Nunavik leaders hopeful Trudeau government will deliver on social housing
Current housing agreement set to expire in March 2016

KRG councillor Sarollie Weetaluktuk, left, shares his concerns about social housing to KMHB chair Watson Fournier and KRG’s municipal and public works director Frédéric Gagné during meetings in Kuujjuaq Nov. 26. (PHOTO BY SARAH ROGERS)
KUUJJUAQ — Nunavik is up against the clock again, waiting for Ottawa to confirm funding to pay for its share of social housing in the region for 2016.
The region’s most recent five-year, tri-partite housing agreement with the governments of Quebec and Canada ended in March 2015.
Nunavik was trying to negotiate more funding from the federal government, to help pay for a catch up program to help alleviate the region’s shortage, a need estimated at more than 1,000 units.
But the Conservative government at that time wasn’t ready to commit and instead proposed an interim agreement to buy more time.
Now, that one-year agreement is set to expire in March 2016, and the Kativik Municipal Housing Bureau needs to know if it can count on that funding before construction season starts.
Ottawa’s portion would build 60 units in the region next summer.
“We’re in the same situation again this year, we don’t have time to negotiate the rest of the agreement,” the Kativik Regional Government representative, Frédéric Gagné, told regional council meetings in Kuujjuaq Nov. 26.
“We hope to have something some time this winter.”
Those 60 units, though not yet funded, have already been allocated.

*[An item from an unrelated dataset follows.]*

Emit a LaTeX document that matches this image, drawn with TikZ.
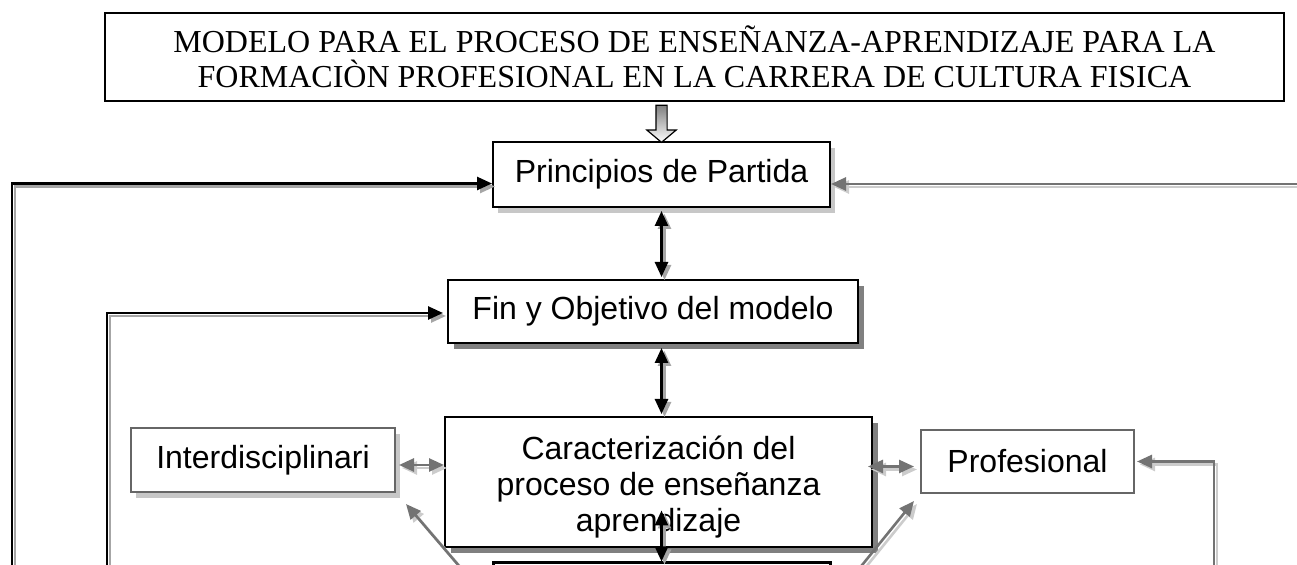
\documentclass[tikz,border=0pt]{standalone}
\usepackage{fontspec}
\setmainfont{Liberation Serif}
\newfontfamily\arial{Liberation Sans}
\usetikzlibrary{arrows.meta,shapes.arrows,shadows,calc}

\tikzset{
  punta/.tip={Triangle[length=7.5pt,width=6.5pt]},
  caja/.style={draw, line width=1pt, fill=white, inner sep=0pt, align=center,
    font=\arial\fontsize{16}{18}\selectfont},
  cajagris/.style={caja, draw=black!60},
  sombraoscura/.style={drop shadow={shadow xshift=3pt, shadow yshift=-3pt, fill=black!50, opacity=1}},
  sombraclara/.style={drop shadow={shadow xshift=2.5pt, shadow yshift=-3pt, fill=black!22, opacity=1}},
  linea/.style={draw=black, line width=1.3pt,
    preaction={draw=black!35, line width=1.3pt, transform canvas={shift={(1.5pt,-1.5pt)}}}},
  lineagris/.style={draw=black!55, line width=1.3pt,
    preaction={draw=black!20, line width=1.3pt, transform canvas={shift={(1.5pt,-1.5pt)}}}},
  hueca/.style={single arrow, draw, line width=0.6pt, rotate=-90, inner sep=2.5pt,
    minimum height=18.5pt, single arrow head extend=4.5pt, single arrow tip angle=100,
    top color=black!50, bottom color=white}
}

\begin{document}
\begin{tikzpicture}[x=0.5pt,y=-0.5pt]
  \useasboundingbox (0,0) rectangle (1297,565);
  \clip (0,0) rectangle (1297,565);

  % cajas
  \node[draw, line width=1pt, minimum width=589.5pt, minimum height=44pt, align=center,
    font=\fontsize{16}{17.5}\selectfont] (titulo) at (694.5,57)
    {MODELO PARA EL PROCESO DE ENSEÑANZA-APRENDIZAJE PARA LA\\
     FORMACIÒN PROFESIONAL EN LA CARRERA DE CULTURA FISICA};
  \node[caja, sombraclara, minimum width=168.5pt, minimum height=32.5pt] (principios) at (661.5,174.5) {Principios de Partida};
  \node[caja, sombraoscura, minimum width=205pt, minimum height=31.5pt] (fin) at (653,311.5) {Fin y Objetivo del modelo};
  \node[caja, sombraoscura, minimum width=213.5pt, minimum height=65pt] (caract) at (658.5,482)
    {\rule{0pt}{17pt}Caracterización del\\proceso de enseñanza\\aprendizaje};
  \node[cajagris, sombraclara, minimum width=132pt, minimum height=32pt] (inter) at (263,460) {Interdisciplinari};
  \node[cajagris, minimum width=106.5pt, minimum height=31.5pt] (prof) at (1027.5,461.5) {Profesional};
  \node[caja, sombraoscura, line width=1.5pt, minimum width=168.5pt, minimum height=40pt] (base) at (661.5,603) {};

  \node[hueca] (bajada) at ($(principios.north |- titulo.south)!0.5!(principios.north)$) {};

  % extremos libres
  \coordinate (izq1) at (12,580);
  \coordinate (izq2) at (107,580);
  \coordinate (der1) at (1300,184);
  \coordinate (der2) at (1214,580);
  \coordinate (diag1) at (471,580);
  \coordinate (diag2) at (850,580);

  \draw[linea, -{punta}] (izq1) |- ($(principios.west)+(0,9)$);
  \draw[linea, -{punta}] (izq2) |- ($(fin.west)+(-4,1.5)$);
  \draw[lineagris, -{punta}] (der1) -- (principios.east |- der1);
  \draw[lineagris, -{punta}] (der2) |- ($(prof.east)+(2,0)$);

  \draw[linea, {punta}-{punta}] ($(principios.south)+(0,3)$) -- ($(principios.south |- fin.north)+(0,-2)$);
  \draw[linea, {punta}-{punta}] ($(principios.south |- fin.south)+(0,4)$) -- ($(principios.south |- caract.north)+(0,-2)$);
  \draw[linea, {punta}-{punta}] ($(base.north)+(0,-51)$) -- (base.north);

  \draw[lineagris, {punta}-{punta}] ($(inter.east)+(3,5)$) -- ($(caract.west |- inter.east)+(0,5)$);
  \draw[lineagris, {punta}-{punta}] ($(caract.east |- prof.west)+(-5,5)$) -- ($(prof.west)+(-6,5)$);

  \draw[lineagris, -{punta}] (diag1) -- ($(inter.south east)+(10,11)$);
  \draw[lineagris, -{punta}] (diag2) -- ($(prof.south west)+(-6,7)$);
\end{tikzpicture}
\end{document}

Salluit, a community that is short an estimated 200 units, will get 16 units next year.
Kangiqsujuaq will get 14; Kuujjuaq 12, and Tasiujaq and Ivujivik will get four units each.
That now doubles the same number of units allocated to each of those communities for 2016 under Quebec’s Plan Nord funding.
Although negotiations will take time, housing officials in Nunavik said they’re optimistic about getting an agreement signed with the newly-elected Trudeau government.
When the federal election was initially called last summer, the Kativik Municipal Housing Bureau director, Watson Fournier, said officials told him that housing negotiations would be on hold until January or February 2016.
“After the election though, they informed us they wanted to sit down right away,” Fournier told KRG councillors Nov. 26. “So we take that as a good thing.”
The new Trudeau government has pledged to invest billions into building infrastructure, including housing — money the region hopes will make it north.
But Nunavimmiut say the social housing they do have must be maintained, and in many cases, is being neglected.
KRG councillors listed many problems with housing in their community Nov. 26 — from melted snow seeping through ceilings to sewage smells — that they say aren’t being addressed.
“With the number of complaints about renovations on homes, someone needs to be accountable,” said Tunu Napartuk, the regional councillor for Kuujjuaq.
“Who is it? If we have to keep fixing it over and over again, you’re creating a large group of very unhappy people.”
Fournier said that KMHB maintenance workers do the best they can with the resources they have, but that the organization is looking at ways to improve its renovation program.
As part of discussions with Quebec’s social housing agency, the Societé d’habitation du Québec, the KMHB is also revisiting its home ownership program, which subsidizes the construction of private homes in Nunavik.
Only about three per cent of Nunavimmiut own their own homes.
“Homeownership is not an option for everyone,” said Gagné. “We need more houses, and that’s why we’re looking for other ways to get it.”